As families change and evolve, as children grow, if death or divorce occurs, as interpersonal dynamics or life priorities shift, it benefits everyone in the family to examine holiday traditions to decide which ones should be broken and perhaps what new traditions might be established.
Here are 5 holiday traditions you should consider breaking:
1. Spending too much on gifts
It's hard not to feel pressured to spend a lot of money on gift-giving. Commercialism is all around us. There's pressure to get something for everyone who has given you something or to make sure no one is disappointed with the quantity of wrapped presents under the tree. If we have certain traditions around the quality and quantity of holiday gifts, it's hard to go backward, to cut back on spending. But perhaps a new tradition of mindful and meaningful giving could be established with a family budget that's reasonable. It takes the financial pressure off and puts more emphasis on traditions of togetherness rather than stuff.
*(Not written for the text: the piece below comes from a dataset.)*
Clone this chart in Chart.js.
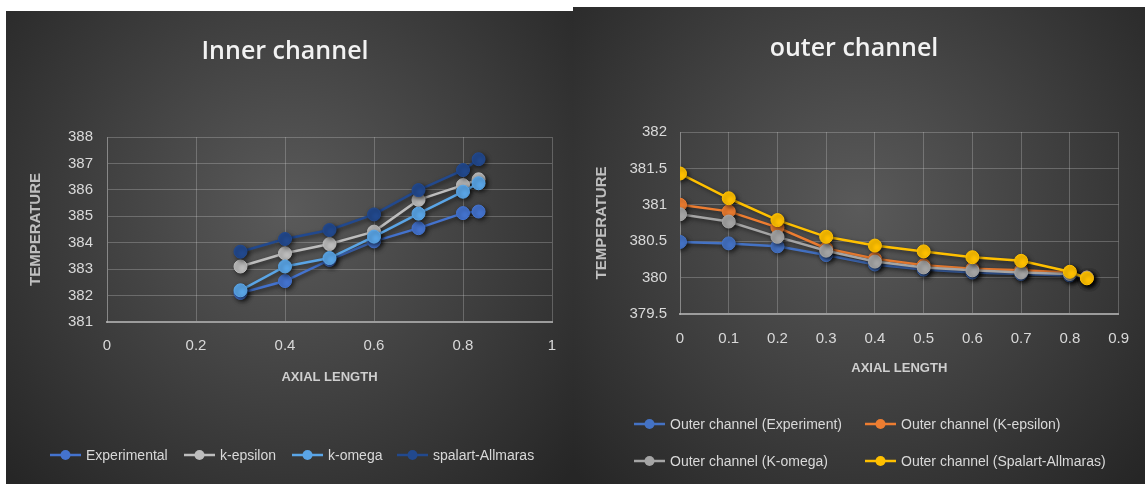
<!DOCTYPE html>
<html>
<head>
<meta charset="utf-8">
<script src="https://cdn.jsdelivr.net/npm/chart.js@4/dist/chart.umd.min.js"></script>
<style>
  body { margin: 0; background: #fff; width: 1145px; height: 484px; position: relative; overflow: hidden; }
  .panel { position: absolute; }
  #innerBox { left: 6px; top: 11px; width: 567px; height: 473px; }
  #outerBox { left: 573px; top: 7px; width: 572px; height: 477px; }
</style>
</head>
<body>
<div class="panel" id="innerBox"><canvas id="innerChart"></canvas></div>
<div class="panel" id="outerBox"><canvas id="outerChart"></canvas></div>
<script>
// inner channel
const innerX = [0.3, 0.4, 0.5, 0.6, 0.7, 0.8, 0.835];
const innerExperimental = [382.1, 382.55, 383.35, 384.05, 384.55, 385.12, 385.18];
const innerKEpsilon = [383.1, 383.6, 383.95, 384.42, 385.62, 386.18, 386.4];
const innerKOmega = [382.2, 383.1, 383.42, 384.23, 385.1, 385.93, 386.25];
const innerSpalart = [383.66, 384.14, 384.48, 385.07, 385.99, 386.75, 387.16];

// outer channel
const outerX = [0, 0.1, 0.2, 0.3, 0.4, 0.5, 0.6, 0.7, 0.8, 0.835];
const outerExperiment = [380.49, 380.47, 380.43, 380.31, 380.18, 380.11, 380.07, 380.05, 380.03, 380.0];
const outerKEpsilon = [381.0, 380.91, 380.69, 380.4, 380.26, 380.17, 380.12, 380.1, 380.07, 380.0];
const outerKOmega = [380.87, 380.77, 380.56, 380.37, 380.22, 380.14, 380.1, 380.07, 380.05, 380.0];
const outerSpalart = [381.43, 381.09, 380.79, 380.56, 380.44, 380.36, 380.28, 380.23, 380.08, 379.99];

const FONT = "'Liberation Sans', sans-serif";

function pts(xs, ys) {
  return xs.map((x, i) => ({ x: x, y: ys[i] }));
}

function makeSet(label, xs, ys, color, idx, total) {
  return {
    label: label,
    data: pts(xs, ys),
    borderColor: color,
    backgroundColor: color,
    borderWidth: 2.5,
    pointRadius: 6.5,
    pointBorderWidth: 1,
    pointBorderColor: color,
    order: total - idx, // later series on top, like the original
    tension: 0
  };
}

const bgPlugin = {
  id: 'bgGradient',
  beforeDraw(chart) {
    const { ctx, width, height } = chart;
    const g = ctx.createRadialGradient(width * 0.5, height * 0.42, 0, width * 0.5, height * 0.42, width * 0.68);
    g.addColorStop(0, '#5a5a5a');
    g.addColorStop(1, '#262626');
    ctx.save();
    ctx.fillStyle = g;
    ctx.fillRect(0, 0, width, height);
    ctx.restore();
  }
};

const shadowPlugin = {
  id: 'markShadow',
  beforeDatasetsDraw(chart) {
    const ctx = chart.ctx;
    ctx.save();
    ctx.shadowColor = 'rgba(0,0,0,0.55)';
    ctx.shadowBlur = 4;
    ctx.shadowOffsetX = 2;
    ctx.shadowOffsetY = 2;
  },
  afterDatasetsDraw(chart) {
    chart.ctx.restore();
  }
};

// excel-like legend: line + dot, fixed columns
const legendPlugin = {
  id: 'boxLegend',
  afterDraw(chart, args, opts) {
    const ctx = chart.ctx;
    ctx.save();
    ctx.font = opts.font;
    ctx.textBaseline = 'middle';
    chart.data.datasets.forEach((ds, i) => {
      const x = opts.cols[i % opts.cols.length];
      const y = opts.rows[Math.floor(i / opts.cols.length)];
      ctx.strokeStyle = ds.borderColor;
      ctx.lineWidth = 2.5;
      ctx.beginPath();
      ctx.moveTo(x, y);
      ctx.lineTo(x + 31, y);
      ctx.stroke();
      ctx.fillStyle = ds.borderColor;
      ctx.beginPath();
      ctx.arc(x + 15.5, y, 5, 0, Math.PI * 2);
      ctx.fill();
      ctx.fillStyle = opts.color;
      ctx.fillText(ds.label, x + 36, y + 1);
    });
    ctx.restore();
  }
};

function chartOptions(cfg) {
  return {
    responsive: true,
    maintainAspectRatio: false,
    animation: false,
    layout: { padding: { left: 12, right: cfg.padRight, top: 0, bottom: cfg.padBottom } },
    plugins: {
      legend: { display: false },
      tooltip: { enabled: false },
      title: {
        display: true,
        text: cfg.title,
        color: '#f2f2f2',
        font: { family: "'Open Sans', sans-serif", size: 25, weight: '600' },
        padding: { top: cfg.titleTop, bottom: cfg.titleBottom }
      },
      boxLegend: { cols: cfg.legendCols, rows: cfg.legendRows, color: '#d9d9d9', font: '14px ' + FONT }
    },
    scales: {
      x: {
        type: 'linear',
        min: cfg.xMin,
        max: cfg.xMax,
        afterFit: s => { s.height = cfg.xHeight; },
        ticks: { stepSize: cfg.xStep, color: '#d9d9d9', padding: cfg.xTickPad, font: { family: FONT, size: 15 }, callback: v => String(+v.toFixed(2)) },
        grid: { color: 'rgba(217,217,217,0.28)', drawTicks: false },
        border: { color: '#9c9c9c', width: 2 },
        title: { display: true, text: 'AXIAL LENGTH', color: '#cfcfcf', font: { family: FONT, size: 13, weight: 'bold' }, padding: { top: 0, bottom: 2 } }
      },
      y: {
        min: cfg.yMin,
        max: cfg.yMax,
        afterFit: s => { s.width = cfg.yWidth; },
        ticks: { stepSize: cfg.yStep, color: '#d9d9d9', padding: cfg.yTickPad, font: { family: FONT, size: 15 }, callback: v => String(+v.toFixed(2)) },
        grid: { color: 'rgba(217,217,217,0.28)', drawTicks: false },
        border: { color: 'rgba(217,217,217,0.28)' },
        title: { display: true, text: 'TEMPERATURE', color: '#bfbfbf', font: { family: FONT, size: 15, weight: 'bold' }, padding: { top: cfg.yTitlePad, bottom: 0 } }
      }
    }
  };
}

new Chart(document.getElementById('innerChart'), {
  type: 'line',
  data: {
    datasets: [
      makeSet('Experimental', innerX, innerExperimental, '#4473CE', 0, 4),
      makeSet('k-epsilon', innerX, innerKEpsilon, '#BDBDBD', 1, 4),
      makeSet('k-omega', innerX, innerKOmega, '#5AA5E6', 2, 4),
      makeSet('spalart-Allmaras', innerX, innerSpalart, '#22498E', 3, 4)
    ]
  },
  options: chartOptions({
    title: 'Inner channel', titleTop: 26, titleBottom: 70,
    padRight: 21, padBottom: 97,
    xMin: 0, xMax: 1, xStep: 0.2, xHeight: 65, xTickPad: 15,
    yMin: 381, yMax: 388, yStep: 1, yWidth: 89, yTickPad: 14, yTitlePad: 9,
    legendCols: [44, 178, 286, 391], legendRows: [444]
  }),
  plugins: [bgPlugin, shadowPlugin, legendPlugin]
});

new Chart(document.getElementById('outerChart'), {
  type: 'line',
  data: {
    datasets: [
      makeSet('Outer channel (Experiment)', outerX, outerExperiment, '#4472C4', 0, 4),
      makeSet('Outer channel (K-epsilon)', outerX, outerKEpsilon, '#ED7D31', 1, 4),
      makeSet('Outer channel (K-omega)', outerX, outerKOmega, '#A5A5A5', 2, 4),
      makeSet('Outer channel (Spalart-Allmaras)', outerX, outerSpalart, '#FFC000', 3, 4)
    ]
  },
  options: chartOptions({
    title: 'outer channel', titleTop: 27, titleBottom: 68,
    padRight: 22, padBottom: 106,
    xMin: 0, xMax: 0.9, xStep: 0.1, xHeight: 64, xTickPad: 16,
    yMin: 379.5, yMax: 382, yStep: 0.5, yWidth: 95, yTickPad: 13, yTitlePad: 8,
    legendCols: [61, 292], legendRows: [417, 454]
  }),
  plugins: [bgPlugin, shadowPlugin, legendPlugin]
});
</script>
</body>
</html>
2. Eating and drinking too much
Holiday meals are a big part of family traditions, as well as the preparation of sweets in the weeks leading up to the big day. We attend holiday events and parties where we tend to eat and drink mindlessly. All of the rich food and alcohol can make us sluggish and gain weight. What about a new tradition of preparing healthy and nutritious meals during this season of “light”? Just because grandma served up spiked eggnog, dressing and gravy, and pecan pie, doesn't mean it must be your fallback holiday dinner.
3. Rushing around
When my kids were smaller, I felt the need to book the weeks leading up to Christmas with every possible holiday event and festivity. We'd go to the holiday parade, the Teddy Bear Tea Party, a visit with Santa, The Festival of Lights, a Christmas concert, the Nutcracker, and various school events — not to mention the adult parties and get-togethers. And this was on top of shopping, decorating, and cooking. By the end of December, I was ready to collapse. I wanted my family to enjoy all of the beauty of the season, but it was creating as much stress as it was joy. In more recent, years, I've intentionally kept the few weekends before Christmas free from big events so we can simply enjoy time together.
I love looking at beautifully decorated homes during the holiday season. But there are some homes that look like they should be on the Las Vegas strip, festooned with so many lights, blow-up figures, wreathes on every door and window, and two or more Christmas trees shining from various parts of the house. Aside from the expense of this decor, the time and energy it takes to put it up and then take it back down after the holiday is over is extraordinary. Christmas decorating isn't a competition. It's just one small part of a celebration. We're driven to create show homes because of the assortment of decor enticing us in the stores and advertising. So we feel obliged and pressured to go over the top.
5. Expecting perfection
The holiday season is a magical time, and often as we plan and prepare for family events and traditions, we envision the perfect Norman Rockwell scene complete with happy, smiling faces and no complications. But life rarely accommodates us this way. Families and people are complicated. Some people experience holiday sadness. Family members let us down by not showing up or behaving badly. Life events, illness, or changing priorities make some traditions impossible to maintain. The key to enjoying the holidays is flexibility, going with the flow, and managing expectations. The “perfect” holiday doesn't often happen. But a perfectly good holiday can be the norm if you stay open to new traditions.
When you don't put pressure on yourself or others to do “too much” of anything at the holidays, you will have the time and energy to enjoy the best holiday traditions — time for yourself, time with your loved ones, and time to celebrate what the holidays mean to you and your family. Release some of the draining, unnecessary, or outdated traditions to make room for traditions that reflect the values and ideals of who you are today.